The structures, finished in October, are already yielding harvests that will provide wholesome snacks to some city elementary students this winter. And students at the three Lake Clifton schools are helping to raise the food they'll be eating.
"I love my vegetables," Michelle Simpson, a Heritage High School senior, said Wednesday as she proudly showed visitors the kale and cabbage she helped plant. Inside the greenhouses, it's a balmy 20 degrees warmer, with neat rows of lush kohlrabi, radish, Swiss chard, lettuce and spinach. About 1,000 tulip bulbs await spring, tucked into the rich soil of other rows.
Photo by Real Food Farm
The hoop village's builders and supporters gathered to celebrate its first crops, sampling sweet potato soup laced with collard greens, plus kale and mixed green salad. They talked of their vision to provide "green" jobs to youngsters while also supplying the Northeast Baltimore community with fresh homegrown produce.
The portable greenhouses are a joint project of two local nonprofits, Safe Healing Foundation and Civic Works, with funding from the state and city, as well as several foundations and individuals.
"It's great that food can come out of here and go straight into our cafeterias. Our young people are learning that food does not just come out of a can," said Nzinga Oneferua-El, the foundation's executive director and head of the Entrepreneur Training University, a community school on the Lake Clifton campus.

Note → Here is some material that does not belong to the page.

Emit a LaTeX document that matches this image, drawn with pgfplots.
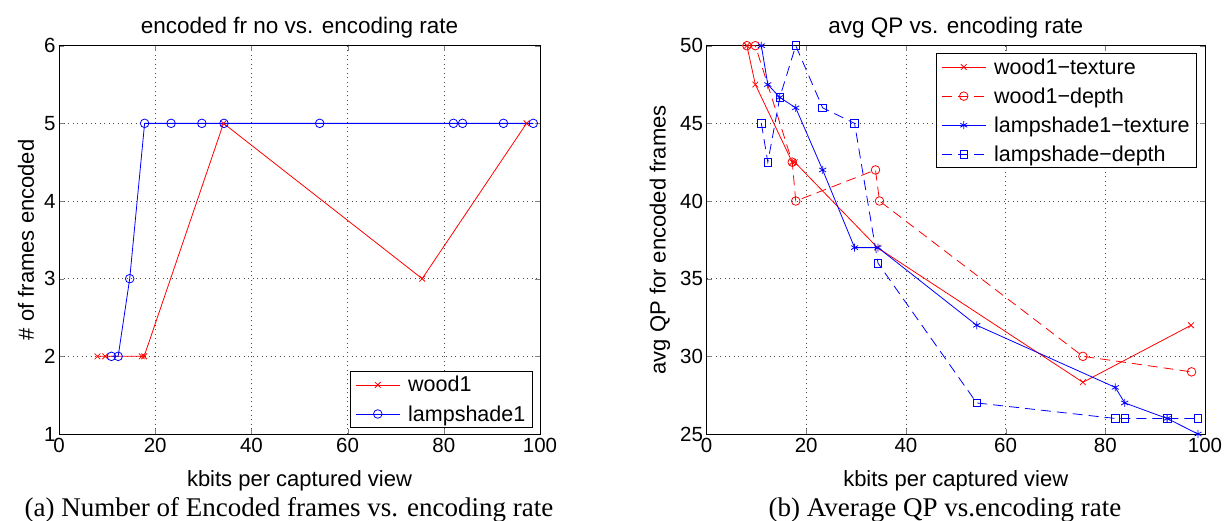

Oneferua-El said the idea for the village grew out of her quest five years ago for a place to raise the raw materials used in classes on floral design, wreath-making and the like. She originally wanted to repair the old, dilapidated greenhouse at Clifton Park, she explained, but jumped at the offer of the portable hoop houses instead.
The steel-framed, plastic-clad houses were erected with help from the University of Maryland Eastern Shore in Princess Anne. The university also had 56 tons of organic soil trucked across the Chesapeake Bay so the vegetables would have fertile dirt in which to grow.
Photo by Real Food Farm
"They showed us how to bend the hoops and the whole shebang," said John Ciekot, project director for Civic Works, the city's urban service corps.
Along the way, the project grew in scale and ambition. Civic Works, through its Real Food Farm operation, hopes to raise 150,000 pounds of fruits and vegetables annually to serve the low-income communities around Clifton Park, which lack easy access to supermarkets with extensive fresh produce.